I suffer every day from imposter syndrome in my chosen path.  "I am not an educator.  I am not a scientist.  I am not qualified for my job."  Those are the things that play on repeat in my head every day but today they were slammed to basement of my pile of shit by an incredible donation.  This donation means so much more to me than just giving My Nature Lab much needed funding.  It told me that people appreciate and value what I am doing at My Nature Lab.  This donation is truly a life changer for me.

I cried today.  I cried a lot today.  I am an emotional person but I really try to bury those feelings deep especially when asked about outdoor cats or palm oil (both will make me cry if I am allowed to talk freely).  I cried today.  I cried a lot today because I was overfilled and overwhelmed by the support that this donation gave me.  It justified my choice to quit my job, work at Home Depot for a year, and then open the doors of My Nature Lab.

We opened My Nature Lab on April 22, 2018 as the educational facility of the Center for Snake Conservation.  My vision was to have a place to teach people about snakes and other reptiles.  My vision was to reach 80,000 people annually with live snakes and other reptiles.  I firmly believe that you cannot appreciate, respect, or learn to love something without hands on experiences and we are showing that love is possible at My Nature Lab every day.

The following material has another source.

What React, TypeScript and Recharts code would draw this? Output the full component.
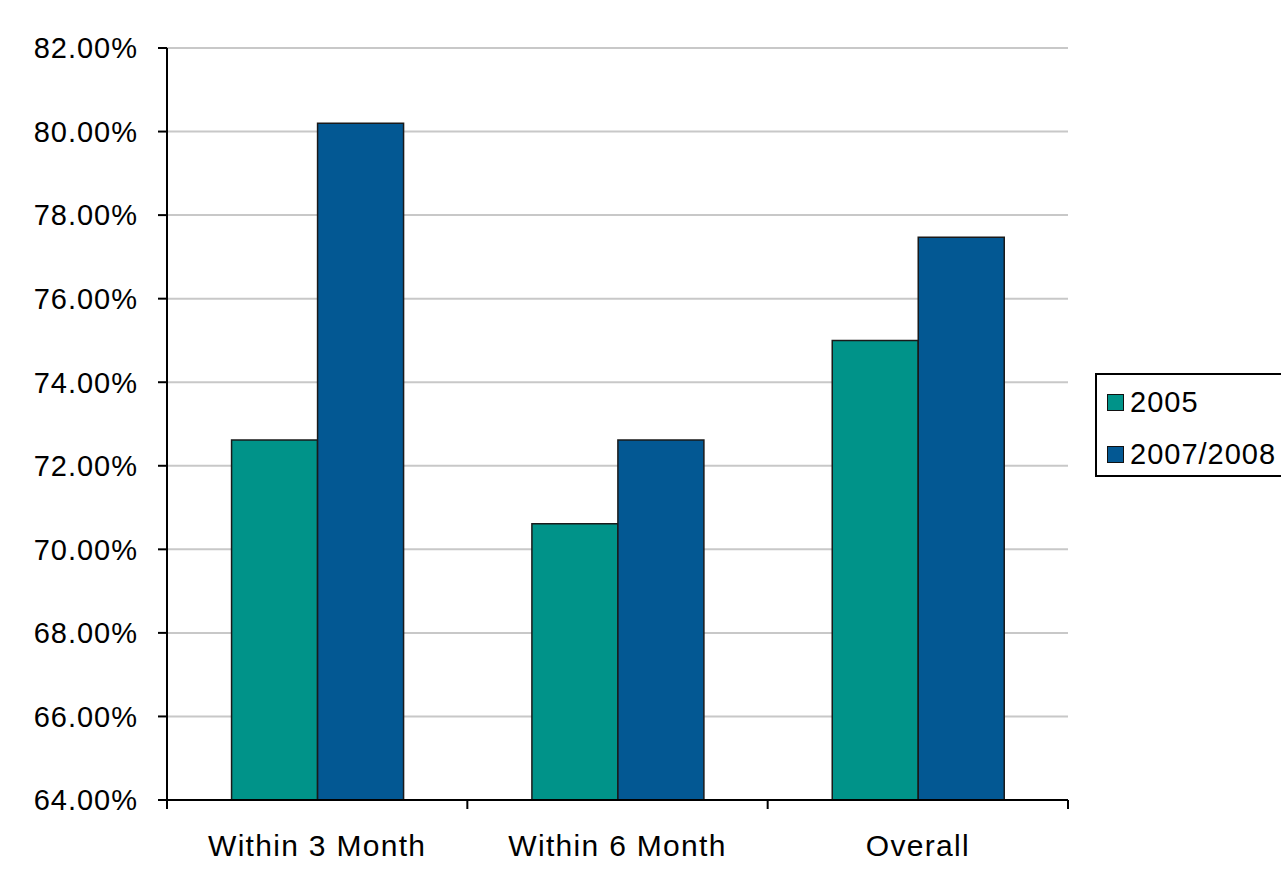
import React from 'react';
import { BarChart, Bar, XAxis, YAxis, CartesianGrid } from 'recharts';

const categories = ['Within 3 Month', 'Within 6 Month', 'Overall'];
const series2005 = [72.62, 70.61, 75.0];
const series2007 = [80.2, 72.62, 77.47];
const yTicks = [64, 66, 68, 70, 72, 74, 76, 78, 80, 82];
const seriesNames = ['2005', '2007/2008'];

const TEAL = '#009389';
const BLUE = '#035893';
const FONT = '"Liberation Sans", Arial, sans-serif';

const data = categories.map((name, i) => ({
  name,
  y2005: series2005[i],
  y2007: series2007[i],
}));

// category label plus the boundary tick marks Excel puts between groups
const CategoryTick = (props: any) => {
  const { x, y, payload, index, width } = props;
  const bw = width / categories.length;
  return (
    <g>
      <line x1={x - bw / 2} x2={x - bw / 2} y1={y} y2={y + 9} stroke="#000" strokeWidth={2} />
      {index === categories.length - 1 && (
        <line x1={x + bw / 2} x2={x + bw / 2} y1={y} y2={y + 9} stroke="#000" strokeWidth={2} />
      )}
      <text
        x={x}
        y={y + 56}
        textAnchor="middle"
        fontSize={30}
        letterSpacing={1.3}
        fontFamily={FONT}
        fill="#000"
      >
        {payload.value}
      </text>
    </g>
  );
};

const LegendBox = () => (
  <div
    style={{
      position: 'absolute',
      left: 1095,
      top: 373,
      border: '2px solid #000',
      background: '#fff',
      width: 200,
      height: 104,
      boxSizing: 'border-box',
      fontFamily: FONT,
      fontSize: 29,
      letterSpacing: 1,
      color: '#000',
    }}
  >
    {seriesNames.map((label, i) => (
      <div
        key={label}
        style={{ position: 'absolute', left: 10, top: 12 + i * 52, display: 'flex', alignItems: 'center' }}
      >
        <span
          style={{
            width: 17,
            height: 17,
            background: i === 0 ? TEAL : BLUE,
            border: '1.5px solid #111',
            boxSizing: 'border-box',
            marginRight: 6,
            display: 'inline-block',
          }}
        />
        <span style={{ lineHeight: '30px' }}>{label}</span>
      </div>
    ))}
  </div>
);

export default function App() {
  return (
    <div style={{ position: 'absolute', left: 0, top: 0, width: 1281, height: 874, background: '#fff', overflow: 'hidden' }}>
      <BarChart
        width={1281}
        height={874}
        data={data}
        margin={{ top: 48, right: 213, bottom: 0, left: 0 }}
        barCategoryGap="21.5%"
        barGap={0}
      >
        <CartesianGrid vertical={false} stroke="#c8c8c8" strokeWidth={2} />
        <XAxis
          dataKey="name"
          height={74}
          tickSize={0}
          tickMargin={0}
          axisLine={{ stroke: '#000', strokeWidth: 2 }}
          tickLine={false}
          tick={<CategoryTick />}
          interval={0}
        />
        <YAxis
          width={167}
          domain={[64, 82]}
          ticks={yTicks}
          interval={0}
          allowDataOverflow
          tickFormatter={(v: number) => `${v.toFixed(2)}%`}
          tickSize={9}
          tickMargin={20}
          axisLine={{ stroke: '#000', strokeWidth: 2 }}
          tickLine={{ stroke: '#000', strokeWidth: 2 }}
          tick={{ fill: '#000', fontSize: 29, fontFamily: FONT, letterSpacing: 1 }}
        />
        <YAxis
          yAxisId="frame"
          orientation="right"
          width={0}
          tick={false}
          tickLine={false}
          axisLine={{ stroke: '#a0a0a0', strokeWidth: 2 }}
        />
        <Bar dataKey="y2005" name={seriesNames[0]} fill={TEAL} stroke="#1a1a1a" strokeWidth={1.5} isAnimationActive={false} />
        <Bar dataKey="y2007" name={seriesNames[1]} fill={BLUE} stroke="#1a1a1a" strokeWidth={1.5} isAnimationActive={false} />
      </BarChart>
      <LegendBox />
    </div>
  );
}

I have also struggled every day since April 22, 2018.  Imposter syndrome is very real.  I have cried.  I have stressed over money.  Every month, I pay the rent late.  In fact, I have paid most of our bills late because we just don't have the money and it took more time than anticipated to make enough money to pay them.  This is devastating for a young business.  This will kill you.  I have thought about quitting. I have thought about ending everything.

But I have kept going.  The lives I touch on a daily basis with our snakes has kept me going.  Last month, 1,725 people were touched by my programs.  The stories about kids playing My Nature Lab at home have made my heart swell.  The thank you letters we post at the Lab tell me we are making a difference.  The 50 5 out 5 Facebook reviews say we are doing it right.  The almost 400 families that have bought memberships to My Nature Lab keep me going.



But today.  Today was the day.  Today, 130 men each donated $100 to My Nature Lab. Today, Guys Who Give told me that they value what I am giving to our community in 13,000 ways.  Today, we received a $13,000 donation that will give us opportunities we haven't had before.  We can hire an educator.  We can give our programs to schools for free.  We can reach more kids and adults with live snakes and reptiles.  My vision of reaching 80,000 people is within reach.

Today, I cried.  I cried a lot.  I cried tears of overwhelming happiness.  I cried tears of success.  I cried because people appreciate me.  This is something I have not ever allowed before.  This is new for me.  I might now cry every day at the Lab and now you will know why I am crying.  I am crying because I am making a difference for snakes in this world.  I am crying because I love what I do no matter how tired it makes me.  I am crying for you to learn to love snakes.  I am crying for conservation.  I am crying because I am happy.


I am an Educator.  I am a Scientist.  I am Qualified for my job.  Thank you Guys Who Give.